Meet the team

In this section
Meet the team

Research team

The following personnel are the research team members of the project:

Dr Anita Laidlaw

I am the principal investigator for this project. I oversee the project and am responsible for ensuring the project keeps to the timeline and has the appropriate approvals in place. I attend all the advisory board and oversight committee meetings and chair the regular research team meetings. My background is in behavioural science, and I’ve been involved in medical education and health professions education research for over 20 years. My main research interests are around wellbeing at work and embeddedness in occupations and roles - in essence, what keeps us happy and enthused in our work. This is the reason I wanted to conduct this research, and I’m excited to see the project moving forward.

Anita Laidlaw

Dr Haci Bayram Yilmaz

As a member of the assessment team at the University of Aberdeen School of Medicine, I am particularly interested in understanding how educational and professional systems can unintentionally create barriers for underrepresented groups. This project brings together my interests in fairness, equity, diversity, and inclusion with my experience in educational measurement and data analysis. By exploring the experiences and career progression of doctors with disabilities, I hope to contribute evidence that supports more inclusive and equitable environments in medical education and healthcare.

Haci Yilmaz

Dr Grainne Kearney

My name is Dr Grainne Kearney and I am an academic GP based at Queen’s University, Belfast. This means I spend half my week working as a GP in Northern Ireland and the other half in Queen’s medical school, educating (and researching the education of) the next generation of doctors. The pragmatic answer to the question “why am I involved with the project?” might seem to be that I have expertise in ‘Institutional Ethnography’, the research approach in Workstream 2 which priorities the experience and expertise of individuals in their own lives. But for me, as someone who works with both medical students and healthcare practitioners in all their diversity, I truly value the experience and expertise that doctors with disabilities/disabled doctors bring to the workforce and look forward to what I can learn from them in this work. 

Grainne

Prof Iain Atherton

Iain is Professor of Nursing and Data Science and an ADR Scotland lead for health and social care. His research uses routinely collected data to address key questions in health and the healthcare workforce. His work includes establishing a flagship dataset linking nursing and midwifery registration data with the 2021 Census for England, enabling insights into the influence of social factors on these professions. His expertise will contribute to analysis of the UKMED dataset, helping to improve understanding of disability and its implications for the medical profession.

Iain

Dr Damla Harmanci

I am the research fellow for the Institutional Ethnography workstream (WS2), responsible for conducting interviews and workplace observations. I am also involved in the participatory aspects of the research, organising and facilitating Advisory Board and Oversight Committee activities. I bring a background in sociology and social science to the research team. I feel privileged to carry out the on-the-ground work for this research, speaking with and learning from people who are experts in what they do. I am involved in this project because it aligns with my personal values around equality and diversity, as well as my professional interests in the social dimensions of medicine and healthcare.

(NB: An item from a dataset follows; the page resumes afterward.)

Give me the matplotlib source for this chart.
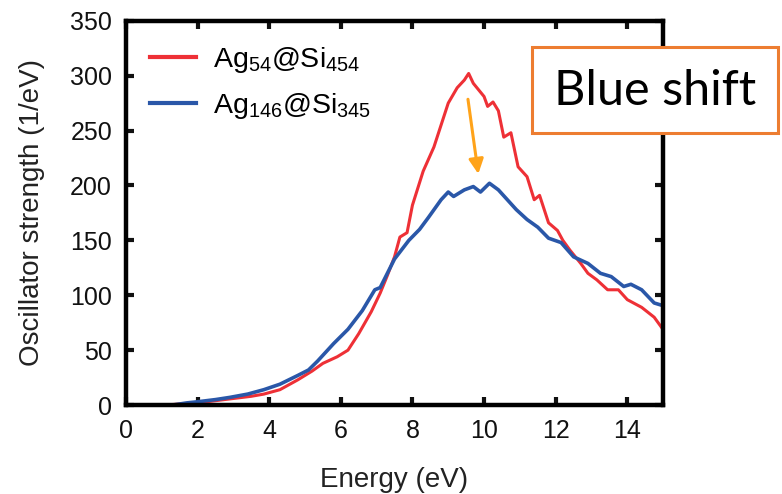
import matplotlib
matplotlib.use('Agg')
import matplotlib.pyplot as plt
from matplotlib.patches import Rectangle

plt.rcParams['font.family'] = ['Liberation Sans', 'DejaVu Sans']
plt.rcParams['mathtext.fontset'] = 'custom'
plt.rcParams['mathtext.rm'] = 'Liberation Sans'
plt.rcParams['mathtext.it'] = 'Liberation Sans'
plt.rcParams['mathtext.default'] = 'regular'

# oscillator strength spectra (energy in eV, strength in 1/eV)
e_54 = [1.1, 1.5, 2.0, 2.5, 3.0, 3.5, 3.85, 4.3, 4.8, 5.2, 5.5, 5.9, 6.2, 6.5, 6.85,
        7.1, 7.3, 7.5, 7.65, 7.85, 8.0, 8.3, 8.6, 8.8, 9.0, 9.25, 9.45, 9.57, 9.7,
        9.85, 10.0, 10.1, 10.25, 10.4, 10.55, 10.75, 10.95, 11.2, 11.4, 11.55, 11.8,
        12.05, 12.2, 12.4, 12.7, 12.9, 13.15, 13.45, 13.75, 14.0, 14.4, 14.75, 14.95]
s_54 = [0, 1, 2, 4, 6, 8, 10, 14, 23, 31, 38, 44, 50, 65, 85,
        102, 118, 135, 153, 157, 182, 213, 235, 255, 275, 289, 296, 302, 293,
        287, 281, 272, 276, 268, 244, 248, 217, 208, 187, 191, 166,
        159, 150, 141, 129, 120, 114, 105, 105, 96, 89, 80, 71]

e_146 = [1.3, 1.7, 2.0, 2.5, 2.9, 3.4, 3.85, 4.3, 4.8, 5.1, 5.35, 5.8, 6.2, 6.6, 6.95,
         7.1, 7.5, 7.9, 8.2, 8.45, 8.8, 9.0, 9.15, 9.45, 9.7, 9.9, 10.15, 10.4, 10.65,
         10.9, 11.2, 11.5, 11.8, 12.15, 12.5, 12.9, 13.25, 13.55, 13.9, 14.1, 14.4,
         14.75, 14.95]
s_146 = [0, 2, 3, 5, 7, 10, 14, 19, 27, 32, 40, 56, 69, 86, 105,
         107, 133, 150, 160, 171, 187, 194, 190, 196, 199, 194, 202, 196, 187,
         178, 169, 162, 152, 148, 135, 129, 120, 117, 108, 110, 105,
         93, 91]

xticks = [0, 2, 4, 6, 8, 10, 12, 14]
yticks = [0, 50, 100, 150, 200, 250, 300, 350]

fig = plt.figure(figsize=(7.82, 4.94), dpi=100)
ax = fig.add_axes([0.161, 0.18, 0.687, 0.778])

ax.plot(e_54, s_54, color='#ee3036', lw=2.2, label='Ag$_{54}$@Si$_{454}$')
ax.plot(e_146, s_146, color='#2a57a8', lw=2.6, label='Ag$_{146}$@Si$_{345}$')

ax.set_xlim(0, 15)
ax.set_ylim(0, 350)
ax.set_xticks(xticks)
ax.set_yticks(yticks)
ax.tick_params(direction='in', top=True, right=True, length=6, width=3,
               labelsize=18, colors='#111111', pad=10)
for sp in ax.spines.values():
    sp.set_linewidth(3.2)

ax.set_xlabel('Energy (eV)', fontsize=20, color='#222222', labelpad=17)
ax.set_ylabel('Oscillator strength (1/eV)', fontsize=20, color='#222222', labelpad=18)

leg = ax.legend(loc='upper left', frameon=False, fontsize=20.5, handlelength=1.6,
                handletextpad=0.6, labelspacing=0.55, borderaxespad=0.45,
                bbox_to_anchor=(0.0, 1.0))
for line in leg.get_lines():
    line.set_linewidth(3)

# arrow from the red peak down to the blue peak
ax.annotate('', xy=(9.85, 208), xytext=(9.54, 281),
            arrowprops=dict(arrowstyle='-|>', color='#ffa31a', lw=2.2,
                            mutation_scale=22))

fig.patches.append(Rectangle((532 / 782, 1 - 133 / 494), 246 / 782, 86 / 494,
                             transform=fig.transFigure, facecolor='white',
                             edgecolor='#ed7d31', lw=2.2, zorder=5))
fig.text(655 / 782, 1 - 91 / 494, 'Blue shift', fontsize=35, family=['Lato', 'DejaVu Sans'],
         ha='center', va='center', color='black', zorder=6)

fig.savefig('out.png', dpi=100)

Photo of Dr Damla Harmanci

Dr Kathrine Gibson Smith

I am involved in this project because, as a researcher, I am passionate about being involved in research which is driven by a commitment to equity and which has the potential to generate evidence which leads to actionable change.  There is a lack of research in the UK which captures the experiences of doctors with disabilities in the NHS and I hope that this project will go someway in helping develop a picture of this, and ultimately, drive change.

Katie Gibson Smith

Dr Ergün Kara

Research Fellow, University of Aberdeen (CHERI)

Dr Ergün Kara is a Research Fellow at the University of Aberdeen's Centre for Healthcare Education Research and Innovation (CHERI), working on the NIHR-funded UKMED project. His research applies network psychometrics, classical and Bayesian multilevel modelling, and longitudinal analysis to medical workforce careers, adolescent mental health, and educational systems.

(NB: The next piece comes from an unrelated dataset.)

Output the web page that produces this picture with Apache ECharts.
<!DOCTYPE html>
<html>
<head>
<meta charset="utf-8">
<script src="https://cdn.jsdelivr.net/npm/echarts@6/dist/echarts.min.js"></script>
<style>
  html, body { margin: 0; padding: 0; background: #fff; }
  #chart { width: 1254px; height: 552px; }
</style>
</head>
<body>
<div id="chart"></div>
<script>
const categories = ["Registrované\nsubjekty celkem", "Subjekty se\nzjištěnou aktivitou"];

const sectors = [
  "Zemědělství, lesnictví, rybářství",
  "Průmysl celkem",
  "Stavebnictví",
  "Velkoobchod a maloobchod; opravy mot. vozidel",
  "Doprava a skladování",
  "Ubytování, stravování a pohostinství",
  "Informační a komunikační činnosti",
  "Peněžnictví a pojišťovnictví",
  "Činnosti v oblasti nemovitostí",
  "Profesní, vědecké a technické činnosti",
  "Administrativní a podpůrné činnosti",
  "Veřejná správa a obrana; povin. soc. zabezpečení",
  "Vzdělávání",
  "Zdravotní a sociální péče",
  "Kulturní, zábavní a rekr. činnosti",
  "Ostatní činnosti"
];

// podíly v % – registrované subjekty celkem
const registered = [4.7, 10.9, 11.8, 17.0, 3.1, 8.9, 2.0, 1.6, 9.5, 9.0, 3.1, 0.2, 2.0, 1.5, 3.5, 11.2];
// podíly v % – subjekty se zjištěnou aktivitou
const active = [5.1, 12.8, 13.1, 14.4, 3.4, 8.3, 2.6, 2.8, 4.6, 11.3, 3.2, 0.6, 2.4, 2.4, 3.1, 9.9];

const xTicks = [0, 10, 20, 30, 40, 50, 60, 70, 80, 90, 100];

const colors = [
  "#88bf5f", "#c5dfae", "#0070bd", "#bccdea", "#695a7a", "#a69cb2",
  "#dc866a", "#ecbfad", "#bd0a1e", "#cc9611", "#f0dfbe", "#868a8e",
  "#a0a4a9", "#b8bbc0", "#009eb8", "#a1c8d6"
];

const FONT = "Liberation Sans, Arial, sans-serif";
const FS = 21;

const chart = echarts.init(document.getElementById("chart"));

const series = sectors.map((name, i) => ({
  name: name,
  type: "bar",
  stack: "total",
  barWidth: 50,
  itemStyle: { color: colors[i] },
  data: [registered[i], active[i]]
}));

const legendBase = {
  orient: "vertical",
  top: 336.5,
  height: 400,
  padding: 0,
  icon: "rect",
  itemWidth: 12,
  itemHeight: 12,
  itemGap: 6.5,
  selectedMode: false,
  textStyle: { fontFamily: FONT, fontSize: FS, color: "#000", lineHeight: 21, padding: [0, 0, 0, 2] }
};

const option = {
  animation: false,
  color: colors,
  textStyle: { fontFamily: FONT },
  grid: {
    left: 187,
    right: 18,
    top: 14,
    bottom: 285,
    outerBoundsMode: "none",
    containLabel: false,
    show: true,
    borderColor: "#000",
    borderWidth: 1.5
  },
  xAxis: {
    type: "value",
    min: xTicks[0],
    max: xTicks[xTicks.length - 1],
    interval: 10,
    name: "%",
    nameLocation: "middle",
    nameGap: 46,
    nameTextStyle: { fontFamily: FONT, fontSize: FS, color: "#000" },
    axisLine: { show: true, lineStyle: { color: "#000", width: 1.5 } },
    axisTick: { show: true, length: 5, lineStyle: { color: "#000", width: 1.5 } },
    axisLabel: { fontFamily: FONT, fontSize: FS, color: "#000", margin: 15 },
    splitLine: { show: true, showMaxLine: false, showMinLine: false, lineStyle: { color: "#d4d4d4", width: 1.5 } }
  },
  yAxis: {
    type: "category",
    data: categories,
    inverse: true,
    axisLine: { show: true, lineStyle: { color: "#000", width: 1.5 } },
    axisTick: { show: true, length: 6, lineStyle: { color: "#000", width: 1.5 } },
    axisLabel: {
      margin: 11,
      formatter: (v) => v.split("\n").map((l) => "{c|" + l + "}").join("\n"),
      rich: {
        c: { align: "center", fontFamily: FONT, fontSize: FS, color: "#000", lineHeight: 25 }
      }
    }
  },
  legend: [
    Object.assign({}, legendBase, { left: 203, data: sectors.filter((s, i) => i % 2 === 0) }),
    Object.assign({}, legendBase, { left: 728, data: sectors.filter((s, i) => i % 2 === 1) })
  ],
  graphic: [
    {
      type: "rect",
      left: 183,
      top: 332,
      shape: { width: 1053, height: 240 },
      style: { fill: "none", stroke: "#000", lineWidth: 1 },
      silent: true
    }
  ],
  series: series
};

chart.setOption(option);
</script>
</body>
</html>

In psychological counselling, he specialises in adolescent mental health, cognitive-behavioural approaches, and scale development for clinical and educational contexts.

In applied AI, he develops LLM-assisted research pipelines and agentic workflows for academic work.

Email: ergun.kara@abdn.ac.uk

Ergun

Dr Joanne Cecil

I am thrilled to be part of this team working on such a critically important project. As a lecturer in the School of Medicine at the University of St Andrews, I train medical students and conduct research. I have over 20 years’ experience as a behavioural scientist conducting research focussed on health behaviours and wellbeing. I have considerable experience of supporting medical students, in my role as disabilities officer in the School of Medicine. My role on this project is co-lead for workstream 1, and this work involves secondary analyses of the UKMED database to examine career path obstacles for doctors with disabilities. I am involved in this project because it aligns closely with my expertise as well as my longstanding commitment to supporting medical trainees and doctors with disabilities to succeed in medicine. Doctors with disabilities often face barriers in training and career progression. Our research will help us better understand those challenges and identify ways to create a more inclusive and supportive healthcare environment, which will ultimately benefit patient care.